On Sunday afternoon in Phoenix, Barrett’s offense was barren as the desert. He only had a dozen points on 11 shots in 27 minutes. But that was not even the worst part. He was the worst Knicks player on the floor, registering a lowly 92.6 offensive rating while the team was gearing towards giving up 139.6 points per 100 possessions — a staggering minus-47.0 net rating.
“The big thing is, I think a couple easy baskets can get him going whether it’s moving off the ball, screening, cutting, slipping, running the floor. That that sort of thing. Oftentimes, you go through ups and downs in this game, and just work your way through it and [make] hustle plays. Oftentimes, [with] a couple of hustle plays couple and easy baskets and all of a sudden you start feeling good and it’s a big difference. So just keep working.”Tom Thibodeau postgame via MSG Network
The Knicks went all-in on Barrett this summer, which hasn’t been paying off yet. After signing the richest deal in franchise history, Barrett spoke about becoming a man. So far, he’s regressed to a bricklayer kid.

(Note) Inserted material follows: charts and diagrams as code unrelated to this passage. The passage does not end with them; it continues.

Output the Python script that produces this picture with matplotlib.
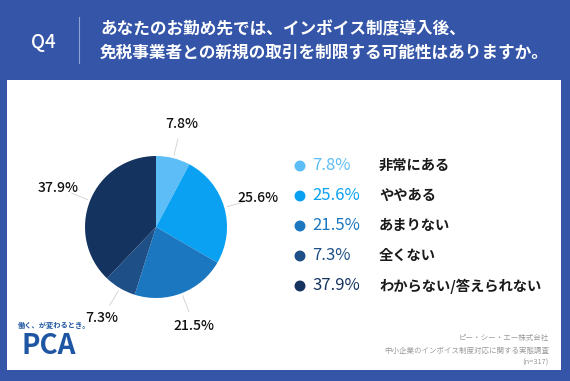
import numpy as np
import matplotlib.pyplot as plt
from matplotlib.patches import Rectangle

# ---------------------------------------------------------------------------
# Data
# ---------------------------------------------------------------------------
CATEGORIES = ["非常にある", "ややある", "あまりない", "全くない", "わからない/答えられない"]
SHARES     = [7.8, 25.6, 21.5, 7.3, 37.9]
COLORS     = ["#5dbdf6", "#0aa1f2", "#1a77c0", "#1e4f86", "#14335f"]

QUESTION_NO = "Q4"
TITLE_LINES = ["あなたのお勤め先では、インボイス制度導入後、",
               "免税事業者との新規の取引を制限する可能性はありますか。"]
TAGLINE     = "働く、が変わるとき。"
LOGO        = "PCA"
SOURCE_LINES = ["ピー・シー・エー株式会社",
                "中小企業のインボイス制度対応に関する実態調査",
                "(n=317)"]

BG_BLUE   = "#3455a8"
LOGO_BLUE = "#1f56a3"

plt.rcParams["font.family"] = ["Noto Sans CJK JP", "DejaVu Sans"]

W, H = 570, 381
fig = plt.figure(figsize=(W / 100, H / 100), dpi=100, facecolor=BG_BLUE)

# pixel-coordinate canvas for panel and texts
bg = fig.add_axes([0, 0, 1, 1])
bg.set_xlim(0, W)
bg.set_ylim(H, 0)
bg.axis("off")
bg.add_patch(Rectangle((7, 80), 554, 290, facecolor="white", edgecolor="none"))

# ----- header -----
bg.text(43, 42, QUESTION_NO, color="white", fontsize=13.5, fontweight="medium",
        ha="center", va="center")
bg.plot([79, 79], [17, 63], color="#8fa3d6", lw=0.8)
for i, line in enumerate(TITLE_LINES):
    bg.text(100, 29 + 24 * i, line, color="white", fontsize=12,
            fontweight="bold", ha="left", va="center")

# ----- pie -----
cx, cy, r = 156, 227, 71
pax = fig.add_axes([(cx - r) / W, 1 - (cy + r) / H, 2 * r / W, 2 * r / H])
wedges, _ = pax.pie(SHARES, colors=COLORS, startangle=90, counterclock=False,
                    wedgeprops=dict(linewidth=0))
pax.set_xlim(-1, 1)
pax.set_ylim(-1, 1)
for w, v in zip(wedges, SHARES):
    ang = np.deg2rad((w.theta1 + w.theta2) / 2)
    ca, sa = np.cos(ang), np.sin(ang)
    pax.plot([1.04 * ca, 1.28 * ca], [1.04 * sa, 1.28 * sa],
             color="#cfcfcf", lw=0.6, clip_on=False)
    pax.text(1.49 * ca, 1.49 * sa, f"{v}%", ha="center", va="center",
             fontsize=10, fontweight="medium", color="#111111")

# ----- legend -----
for i, (cat, v, c) in enumerate(zip(CATEGORIES, SHARES, COLORS)):
    y = 166 + 30 * i
    bg.scatter([300], [y], s=62, color=c, edgecolors="none")
    bg.text(312, y, f"{v}%", color=c, fontsize=12, ha="left", va="center")
    bg.text(379, y, cat, color="#1a1a1a", fontsize=10.3, fontweight="bold",
            ha="left", va="center")

# ----- footer -----
bg.text(18, 325, TAGLINE, color=LOGO_BLUE, fontsize=5.2, fontweight="bold",
        ha="left", va="center")
bg.text(22, 346, LOGO, color=LOGO_BLUE, fontsize=20, fontweight="bold",
        ha="left", va="center")
for i, line in enumerate(SOURCE_LINES):
    bg.text(549, 338 + 12.5 * i, line, color="#9a9a9a", fontsize=5.4,
            ha="right", va="center")

fig.savefig("out.png", dpi=100, facecolor=BG_BLUE)
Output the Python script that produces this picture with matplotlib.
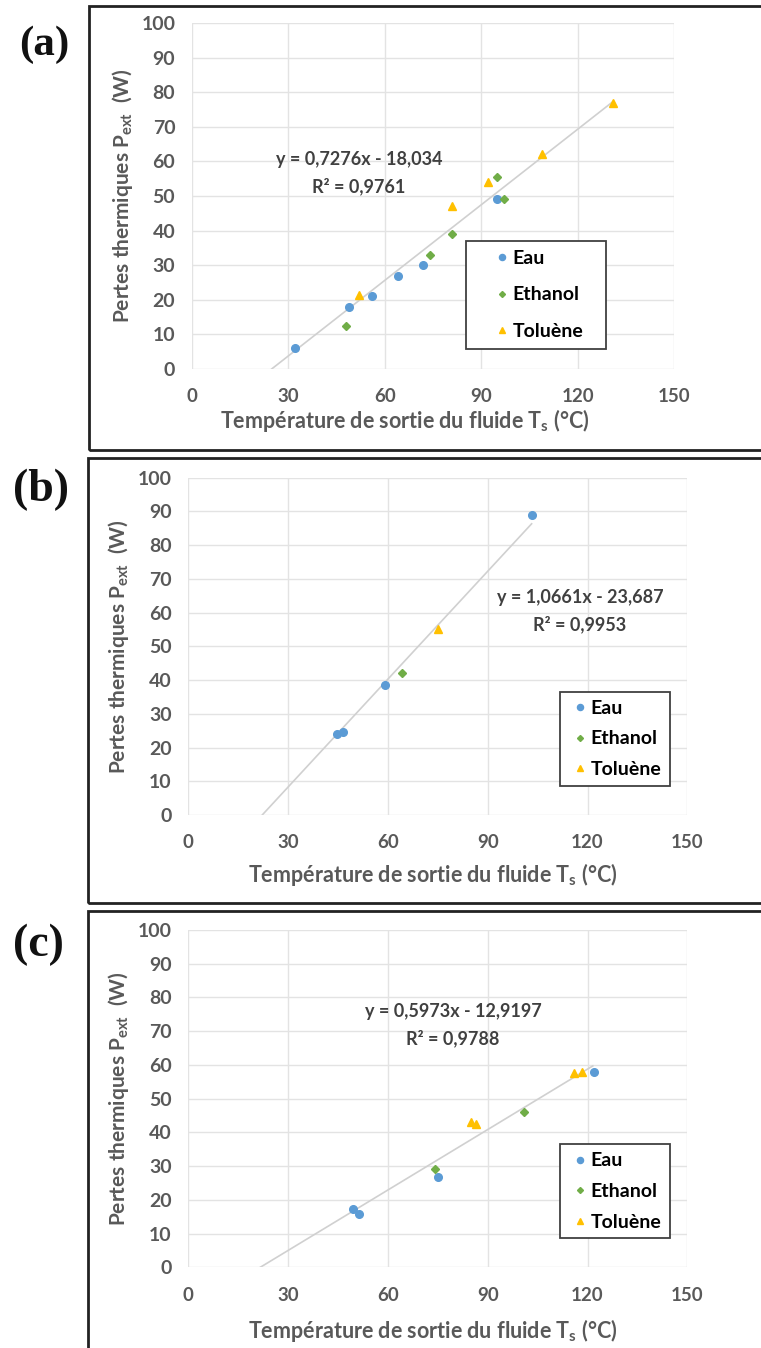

With the addition of Jalen Brunson, another scorer who can command the defense, the expectation is Barrett’s efficiency will improve. But the opposite is happening. His current 39.1 percent shooting percentage is the lowest in his career.
Even if the $120 million contract pales compared to what his fellow prominent 2019 Draft classmates have received, his worsening play isn’t a good look.
Time is still on his side. But the league moves fast. He needs to shape up, or he’ll find himself not just trying to shake off slow starts but the dreaded label of being a bust.